Another thing I thought about while watching this film was the hotel options for residents. I used to work at the front desk of a hotel and didn’t pay much mind to the options of room sizes for guests; it was just a job that I clocked in and out of, and I didn’t really think much of it. We also had to do what is typical of customer service jobs, and personalize the guests’ stay. However, after watching this film, I have reflected more on my brief time working at that hotel and never understood how much I took all this info about hotel sizes and rooms for singles, couples and families for granted. As I discussed earlier, the hotel is very austere, especially for singles. The wardrobe is monotone, residents gets punished for doing things forbidden in the rules, and they can only choose between two sexual orientations. Couples get to enjoy things that singles don’t get to do and they enjoy upgraded room sizes. Their wake-up times and everyday schedules are heavily structured, but in real life, the wake-up call is never forced and the hotel staff don’t care what time you check out or what time you go to breakfast. In the film the hotel manager doesn’t care what the residents’ names are and the waitstaff address them by their room numbers. Even the couples’ lives are subject to nosy investigation at the hands of the waitstaff and management; they are expected to stick together as a couple, and even when David and Short-Sighted Woman are in the city mall and Short-Sighted Woman wanders off, a security guard asks David if he has identification on him to prove he is married and not just wandering around (they profiled a woman earlier seen by herself).

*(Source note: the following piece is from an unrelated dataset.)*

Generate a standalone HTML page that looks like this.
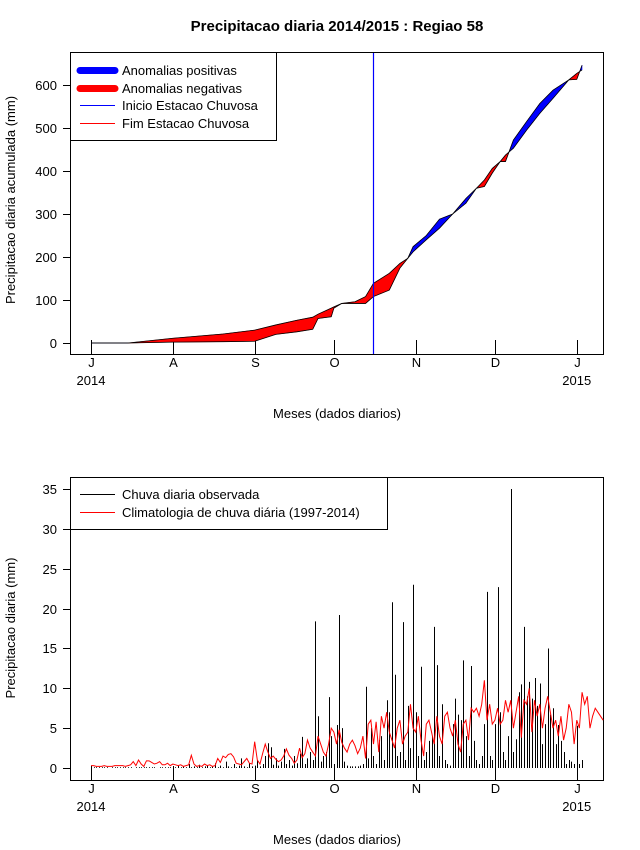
<!DOCTYPE html>
<html><head><meta charset="utf-8"><style>
body{margin:0;background:#fff;}
svg{display:block;font-family:"Liberation Sans",sans-serif;}
</style></head><body>
<svg id="c" width="640" height="850" viewBox="0 0 640 850" xmlns="http://www.w3.org/2000/svg">
<defs><clipPath id="clipb"><rect x="70" y="477" width="534" height="303"/></clipPath></defs>
<rect width="640" height="850" fill="#fff"/>
<text x="337" y="31" text-anchor="middle" font-size="15" font-weight="bold">Precipitacao diaria 2014/2015 : Regiao 58</text>
<text transform="translate(15,200) rotate(-90)" text-anchor="middle" font-size="13">Precipitacao diaria acumulada (mm)</text>
<text x="337" y="418" text-anchor="middle" font-size="13">Meses (dados diarios)</text>
<text transform="translate(15,628) rotate(-90)" text-anchor="middle" font-size="13">Precipitacao diaria (mm)</text>
<text x="337" y="844" text-anchor="middle" font-size="13">Meses (dados diarios)</text>
<g id="topPanel"></g>
<g id="botPanel"></g>
</svg>
<script>
const monthLabels=["J","A","S","O","N","D","J"];
const monthDays=[0,31,62,92,123,153,184];
const yearLabels=["2014","2015"];
const topTicks=[0,100,200,300,400,500,600];
const botTicks=[0,5,10,15,20,25,30,35];
const topDays=[0,14,31,50,62,70,78,84,86,91,92,95,100,104,107,113,117,120,122,127,132,137,142,146,149,152,155,157,160,165,170,175,181,184,186];
const obsCum=[0,0,2,3,4,20,26,32,57,61,81,92,92,92,108,123,174,197,224,250,288,300,336,360,364,395,422,422,472,515,557,588,612,613,646];
const climCum=[0,0,11,21,30,42,53,60,67,81,84,92,96,108,139,162,185,197,212,240,267,300,325,360,379,406,422,437,453,495,534,569,612,627,635];
const rainStartDay=107;
const obsDaily=[0,0.1,0.1,0.1,0.1,0.1,0.1,0,0.1,0.1,0.1,0.1,0.1,0.1,0.1,0.1,0,0.1,0.1,0.1,0.1,0.1,0.1,0.1,0.1,0,0.1,0.1,0.1,0.1,0.1,
0.2,0.1,0.3,0.1,0.2,0.1,0.5,0.1,0.2,0.1,0.4,0.1,0.2,0.3,0.1,0.2,0.6,0.1,0.3,0.1,0.8,0.2,0.1,0.5,0.1,0.3,1.2,0.2,0.1,0.6,0.2,
0.3,1.0,0.2,0.5,1.5,3.1,2.6,0.4,1.2,0.3,0.8,2.4,0.5,1.0,0.3,1.5,0.6,1.8,3.9,0.5,1.2,2.0,1.0,18.4,6.5,0.8,1.5,2.0,8.9,4.0,
0.5,5.4,19.2,5.0,0.8,0.3,0.2,0.2,0.2,0.2,0.3,0.5,10.2,1.2,5.0,1.5,0.5,3.5,4.0,1.0,8.5,7.0,20.8,11.7,1.5,2.0,18.3,1.0,7.8,2.5,23.0,
7.0,1.5,12.7,1.0,2.0,3.4,4.0,17.7,12.9,1.5,8.0,1.0,0.5,0.3,5.5,8.7,6.7,6.0,13.5,4.0,1.5,12.8,3.4,1.0,0.5,1.5,5.5,22.1,1.5,1.0,
5.5,22.7,7.0,2.0,1.0,4.0,35.0,2.0,3.6,9.5,10.5,17.7,9.0,10.8,8.7,11.3,7.8,10.6,3.0,5.5,15.0,6.7,7.5,3.0,5.4,3.4,2.0,0.5,1.0,0.8,0.5,
5.3,0.5,1.0];
const climDaily=[0.3,0.3,0.2,0.2,0.2,0.3,0.2,0.2,0.2,0.3,0.3,0.3,0.3,0.2,0.3,0.4,0.8,0.3,1.0,0.5,0.2,0.9,0.9,0.7,0.5,0.6,0.8,0.4,0.4,0.6,0.3,
0.5,0.4,0.3,0.4,0.2,0.3,0.4,1.6,0.5,0.2,0.3,0.2,0.5,0.3,0.4,0.2,0.3,1.2,0.7,1.5,1.3,1.7,1.8,1.4,0.6,0.5,0.4,0.8,1.2,0.6,0.5,
3.3,1.0,0.5,1.8,3.0,2.0,1.2,1.5,1.1,0.8,1.0,1.5,2.4,1.6,1.2,0.6,1.0,2.5,1.3,1.8,3.5,2.5,2.0,1.5,4.0,3.0,2.0,1.5,3.0,5.0,
4.5,3.0,4.8,3.2,2.5,2.0,3.0,3.5,2.8,1.8,2.5,4.0,1.2,5.5,6.0,3.0,5.8,2.0,6.5,5.0,7.0,4.5,3.5,2.5,5.0,6.0,3.0,4.0,4.5,8.0,5.0,
4.5,6.5,3.5,1.5,5.5,6.0,4.5,3.0,6.5,4.0,3.0,6.5,7.0,5.0,4.0,6.0,3.0,2.0,5.5,6.0,3.5,7.5,7.0,7.5,6.5,8.0,11.0,6.0,8.0,5.5,
6.0,7.5,5.5,6.0,8.5,7.0,8.5,5.0,7.0,9.0,3.8,8.5,8.0,10.0,4.5,8.5,6.5,8.0,5.0,7.5,9.0,7.0,5.0,6.0,4.0,6.5,3.5,5.0,8.0,7.0,3.0,
6.0,5.0,9.5,8.0,9.0,5.0,6.5,7.5,7.0,6.5,6.0];

const NS="http://www.w3.org/2000/svg";
function mk(parent,tag,attrs){const e=document.createElementNS(NS,tag);for(const k in attrs)e.setAttribute(k,attrs[k]);parent.appendChild(e);return e;}
const X=d=>91+d*2.64;
const Xc=d=>Math.round(X(d))+0.5;
const Yt=v=>343-v*0.43;
const Yb=v=>768-v*7.97;
const topG=document.getElementById('topPanel'), botG=document.getElementById('botPanel');

function frame(g,y0,y1,ticks,Y,name){
  let r=mk(g,'rect',{x:70.5,y:y0+0.5,width:533,height:y1-y0,fill:'none',stroke:'#000'});
  
  
  ticks.forEach(t=>{
    const y=Math.round(Y(t))+0.5;
    mk(g,'line',{x1:63,x2:70,y1:y,y2:y,stroke:'#000'});
    const tx=mk(g,'text',{x:57,y:y+4.5,'text-anchor':'end','font-size':13});
    tx.textContent=t;
    
    
  });
  monthDays.forEach((d,i)=>{
    const x=Xc(d);
    mk(g,'line',{x1:x,x2:x,y1:y1-14,y2:y1,stroke:'#000'});
    const tx=mk(g,'text',{x:x,y:y1+13,'text-anchor':'middle','font-size':13});
    tx.textContent=monthLabels[i];
    
    
  });
  [0,monthDays.length-1].forEach((i,k)=>{
    const tx=mk(g,'text',{x:X(monthDays[i]),y:y1+31,'text-anchor':'middle','font-size':13});
    tx.textContent=yearLabels[k];
    
    
  });
}
frame(topG,52,354,topTicks,Yt,'top');
frame(botG,477,780,botTicks,Yb,'bottom');

for(let i=0;i<topDays.length-1;i++){
  const d0=topDays[i],d1=topDays[i+1];
  const a0=obsCum[i]-climCum[i],a1=obsCum[i+1]-climCum[i+1];
  const segs=[];
  if(a0*a1<0){
    const t=a0/(a0-a1);const dm=d0+t*(d1-d0);const vm=obsCum[i]+t*(obsCum[i+1]-obsCum[i]);
    segs.push([d0,obsCum[i],climCum[i],dm,vm,vm,a0]);
    segs.push([dm,vm,vm,d1,obsCum[i+1],climCum[i+1],a1]);
  } else segs.push([d0,obsCum[i],climCum[i],d1,obsCum[i+1],climCum[i+1],a0+a1]);
  segs.forEach(s=>{
    const col=s[6]>=0?'#0000ff':'#ff0000';
    const p=mk(topG,'polygon',{points:`${X(s[0])},${Yt(s[1])} ${X(s[3])},${Yt(s[4])} ${X(s[3])},${Yt(s[5])} ${X(s[0])},${Yt(s[2])}`,fill:col,stroke:col,'stroke-width':0.5});
    
    
  });
}
let lo=mk(topG,'polyline',{points:topDays.map((d,i)=>X(d)+','+Yt(obsCum[i])).join(' '),fill:'none',stroke:'#000','stroke-width':0.8});


let lc=mk(topG,'polyline',{points:topDays.map((d,i)=>X(d)+','+Yt(climCum[i])).join(' '),fill:'none',stroke:'#000','stroke-width':0.8});


let vs=mk(topG,'line',{x1:Xc(rainStartDay),x2:Xc(rainStartDay),y1:53,y2:354,stroke:'#0000ff','stroke-width':1.2});



const lg=mk(topG,'g',{});


mk(lg,'rect',{x:70.5,y:52.5,width:206,height:88,fill:'#fff',stroke:'#000'});
const topLeg=[["Anomalias positivas","#0000ff",7],["Anomalias negativas","#ff0000",7],["Inicio Estacao Chuvosa","#0000ff",1],["Fim Estacao Chuvosa","#ff0000",1]];
topLeg.forEach((e,i)=>{
  const y=Math.round(70+i*17.5)+0.5;
  const ln=mk(lg,'line',{x1:80,x2:115,y1:y,y2:y,stroke:e[1],'stroke-width':e[2],'stroke-linecap':e[2]>1?'round':'butt'});
  
  
  const t=mk(lg,'text',{x:122,y:y+4.5,'font-size':13});t.textContent=e[0];
  
  
});

obsDaily.forEach((v,d)=>{
  const b=mk(botG,'line',{x1:Xc(d),x2:Xc(d),y1:Yb(0),y2:Yb(v),stroke:'#000','stroke-width':1});
  
  
});
const cl=mk(botG,'polyline',{points:climDaily.map((v,d)=>X(d)+','+Yb(v)).join(' '),fill:'none',stroke:'#ff0000','stroke-width':1,'clip-path':'url(#clipb)'});


const bl=mk(botG,'g',{});


mk(bl,'rect',{x:70.5,y:477.5,width:317,height:52,fill:'#fff',stroke:'#000'});
const botLeg=[["Chuva diaria observada","#000"],["Climatologia de chuva diária (1997-2014)","#ff0000"]];
botLeg.forEach((e,i)=>{
  const y=494.5+i*18;
  const ln=mk(bl,'line',{x1:80,x2:115,y1:y,y2:y,stroke:e[1]});
  
  
  const t=mk(bl,'text',{x:122,y:y+4.5,'font-size':13});t.textContent=e[0];
  
  
});
</script>
</body></html>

Overall, very excellent film with a brilliant social commentary about love, marriage and the stigma around being single. It was one of those films where it was hard for me to articulate my thoughts about the film in a cohesive way because there are so many layers to it (similar to Sorry to Bother You, another very layered film), but I think that’s what makes the film so excellent. I’ll probably have more thoughts about the film come up and it will be hard for me to adequately convey them in words. The trailer for the film might help sum up all my feelings about it because I still cannot convey how this film really felt for me in words even after writing about it.
The Lobster. 1 hr 59 m. Rated R for sexual content, including dialogue, and some violence.